Marx memorably described the alienation that capitalism imposes on workers, by robbing them of a meaningful relationship with the products they make, but even he could hardly have envisaged the cruel and ruthless perfection of the present system. Over thirty years ago, Jimmy Reid, one of the leaders of the Upper Clyde Shipbuilders work-in, memorably remarked that ‘the rate race is for rats, not human beings’. But that rat race is not even a race anymore, but a cage fight with a pre-determined outcome.
Capitalism has always involved the alienation of working people because they are robbed of control over their working day and the work process itself. But the same transformation has since been imposed on the public sector too. While this sector was often characterised by lower pay than in the private one, that was compensated somewhat by higher job satisfaction. Public service workers were rewarded by seeing how their work helped and supported thier fellow citizens and there was also a highly motivating public service ethos and sense of social purpose. All this has been eroded, dismissed and ridiculed by successive Blairite and Tory governments which have portrayed such services as bloated, inefficient and second-rate. So that today we have a totally demoralised workforce in most areas of public service.

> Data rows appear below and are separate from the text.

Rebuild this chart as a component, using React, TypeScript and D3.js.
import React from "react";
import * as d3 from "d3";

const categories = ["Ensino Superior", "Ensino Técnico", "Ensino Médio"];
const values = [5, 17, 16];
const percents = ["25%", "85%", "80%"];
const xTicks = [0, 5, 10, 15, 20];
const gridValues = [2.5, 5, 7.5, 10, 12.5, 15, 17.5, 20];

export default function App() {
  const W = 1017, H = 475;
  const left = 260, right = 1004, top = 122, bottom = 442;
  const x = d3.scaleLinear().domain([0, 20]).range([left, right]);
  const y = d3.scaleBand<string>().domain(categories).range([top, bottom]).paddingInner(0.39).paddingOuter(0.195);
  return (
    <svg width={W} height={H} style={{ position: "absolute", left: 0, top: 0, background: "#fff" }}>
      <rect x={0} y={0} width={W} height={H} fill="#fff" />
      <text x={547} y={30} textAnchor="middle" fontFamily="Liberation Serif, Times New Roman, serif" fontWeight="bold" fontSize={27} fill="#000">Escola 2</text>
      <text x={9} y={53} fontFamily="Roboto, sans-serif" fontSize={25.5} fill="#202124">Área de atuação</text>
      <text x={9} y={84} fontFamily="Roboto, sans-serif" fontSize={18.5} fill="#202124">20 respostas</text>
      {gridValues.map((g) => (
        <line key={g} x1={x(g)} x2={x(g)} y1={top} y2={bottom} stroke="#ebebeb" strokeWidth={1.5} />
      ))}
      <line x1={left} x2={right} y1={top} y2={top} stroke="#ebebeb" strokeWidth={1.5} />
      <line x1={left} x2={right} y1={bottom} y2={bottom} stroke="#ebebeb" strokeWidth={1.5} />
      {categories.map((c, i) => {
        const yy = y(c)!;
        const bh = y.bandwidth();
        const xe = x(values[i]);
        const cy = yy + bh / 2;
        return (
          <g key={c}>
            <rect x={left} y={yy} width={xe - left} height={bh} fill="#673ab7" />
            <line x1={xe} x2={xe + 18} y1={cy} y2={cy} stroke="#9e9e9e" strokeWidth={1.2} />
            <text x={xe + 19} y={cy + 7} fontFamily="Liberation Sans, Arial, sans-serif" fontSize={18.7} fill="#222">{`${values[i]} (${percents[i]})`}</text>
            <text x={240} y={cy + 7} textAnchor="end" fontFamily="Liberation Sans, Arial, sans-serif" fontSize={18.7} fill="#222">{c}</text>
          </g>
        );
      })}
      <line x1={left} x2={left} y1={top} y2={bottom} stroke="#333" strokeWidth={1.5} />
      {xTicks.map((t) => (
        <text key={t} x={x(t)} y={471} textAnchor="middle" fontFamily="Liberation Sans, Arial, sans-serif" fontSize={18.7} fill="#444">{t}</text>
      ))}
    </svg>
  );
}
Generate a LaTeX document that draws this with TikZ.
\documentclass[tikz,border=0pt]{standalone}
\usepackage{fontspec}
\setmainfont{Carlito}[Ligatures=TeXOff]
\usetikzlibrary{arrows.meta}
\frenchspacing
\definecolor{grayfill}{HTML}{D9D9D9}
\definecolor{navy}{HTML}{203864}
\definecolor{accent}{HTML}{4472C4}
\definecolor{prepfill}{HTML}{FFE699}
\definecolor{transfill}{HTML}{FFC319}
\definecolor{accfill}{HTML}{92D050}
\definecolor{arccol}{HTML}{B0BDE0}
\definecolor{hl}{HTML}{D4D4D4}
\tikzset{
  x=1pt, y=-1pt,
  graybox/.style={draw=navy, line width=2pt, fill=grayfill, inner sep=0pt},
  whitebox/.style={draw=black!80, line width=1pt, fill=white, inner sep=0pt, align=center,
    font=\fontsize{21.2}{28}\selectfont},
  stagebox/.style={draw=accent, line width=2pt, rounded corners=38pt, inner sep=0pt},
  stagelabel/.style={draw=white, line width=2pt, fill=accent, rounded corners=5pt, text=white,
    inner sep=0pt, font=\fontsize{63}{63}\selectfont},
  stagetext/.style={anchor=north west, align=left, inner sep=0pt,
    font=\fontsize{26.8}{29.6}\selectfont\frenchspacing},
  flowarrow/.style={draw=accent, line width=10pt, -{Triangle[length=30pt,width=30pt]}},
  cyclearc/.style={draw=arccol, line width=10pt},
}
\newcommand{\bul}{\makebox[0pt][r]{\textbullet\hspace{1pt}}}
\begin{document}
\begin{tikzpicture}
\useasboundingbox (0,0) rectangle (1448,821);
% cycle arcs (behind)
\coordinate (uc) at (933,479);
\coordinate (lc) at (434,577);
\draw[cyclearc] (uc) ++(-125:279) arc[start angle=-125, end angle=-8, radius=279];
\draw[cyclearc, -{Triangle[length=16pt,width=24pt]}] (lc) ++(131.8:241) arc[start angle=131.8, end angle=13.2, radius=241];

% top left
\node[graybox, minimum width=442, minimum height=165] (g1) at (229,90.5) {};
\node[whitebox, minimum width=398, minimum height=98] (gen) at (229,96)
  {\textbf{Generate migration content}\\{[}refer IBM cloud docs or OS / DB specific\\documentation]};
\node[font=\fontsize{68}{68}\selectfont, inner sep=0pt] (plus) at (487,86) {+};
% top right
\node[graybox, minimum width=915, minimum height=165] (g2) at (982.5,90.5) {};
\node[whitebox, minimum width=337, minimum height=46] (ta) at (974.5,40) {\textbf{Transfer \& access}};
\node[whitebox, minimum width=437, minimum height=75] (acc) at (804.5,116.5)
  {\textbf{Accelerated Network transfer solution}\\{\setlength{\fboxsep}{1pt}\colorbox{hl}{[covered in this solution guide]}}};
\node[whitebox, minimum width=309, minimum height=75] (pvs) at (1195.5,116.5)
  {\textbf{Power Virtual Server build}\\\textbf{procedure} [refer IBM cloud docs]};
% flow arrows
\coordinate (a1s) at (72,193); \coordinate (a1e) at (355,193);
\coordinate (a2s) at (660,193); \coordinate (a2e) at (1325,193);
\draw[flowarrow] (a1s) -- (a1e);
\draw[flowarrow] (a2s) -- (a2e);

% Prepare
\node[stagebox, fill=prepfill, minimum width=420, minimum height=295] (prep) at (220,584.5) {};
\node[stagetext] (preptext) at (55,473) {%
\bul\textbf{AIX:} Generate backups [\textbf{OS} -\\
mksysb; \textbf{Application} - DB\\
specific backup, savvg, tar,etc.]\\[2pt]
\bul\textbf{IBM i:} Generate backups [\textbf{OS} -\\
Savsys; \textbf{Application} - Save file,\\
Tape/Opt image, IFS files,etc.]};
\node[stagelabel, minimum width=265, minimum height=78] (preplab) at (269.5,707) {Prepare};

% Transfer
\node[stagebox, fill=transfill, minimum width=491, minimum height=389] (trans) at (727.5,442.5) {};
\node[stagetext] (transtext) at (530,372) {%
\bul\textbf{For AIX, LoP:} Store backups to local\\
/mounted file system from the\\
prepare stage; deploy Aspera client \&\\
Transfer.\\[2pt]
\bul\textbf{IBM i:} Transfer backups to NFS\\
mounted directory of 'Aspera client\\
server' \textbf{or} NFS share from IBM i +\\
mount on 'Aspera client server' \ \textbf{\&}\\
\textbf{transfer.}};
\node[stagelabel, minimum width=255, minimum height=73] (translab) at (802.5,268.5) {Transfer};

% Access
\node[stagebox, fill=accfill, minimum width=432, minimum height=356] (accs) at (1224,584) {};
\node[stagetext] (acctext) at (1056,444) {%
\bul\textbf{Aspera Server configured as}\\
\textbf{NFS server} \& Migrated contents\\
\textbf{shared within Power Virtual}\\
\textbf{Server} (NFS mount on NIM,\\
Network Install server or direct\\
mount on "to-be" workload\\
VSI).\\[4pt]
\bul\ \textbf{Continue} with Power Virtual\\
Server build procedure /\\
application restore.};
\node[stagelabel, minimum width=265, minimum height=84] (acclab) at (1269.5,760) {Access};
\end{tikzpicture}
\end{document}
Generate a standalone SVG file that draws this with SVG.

Work is at the centre of our lives, it largely determines who we are and what we are. Work denotes our place in society, we obtain satisfaction from contributing to society. Those without work suffer even deeper depression, a sense of being worthless and a loss of self esteem; we need work, just as we need food and drink. The workplace should be where we can express ourselves creatively, where we find companionship among like-minded people and where we readily devote our energies. It should also be a place of happiness. Under capitalism all that is impossible, where workers are seen merely as a means of profitable exploitation. Working people are, for the capitalist, merely a means to an end - to make more money.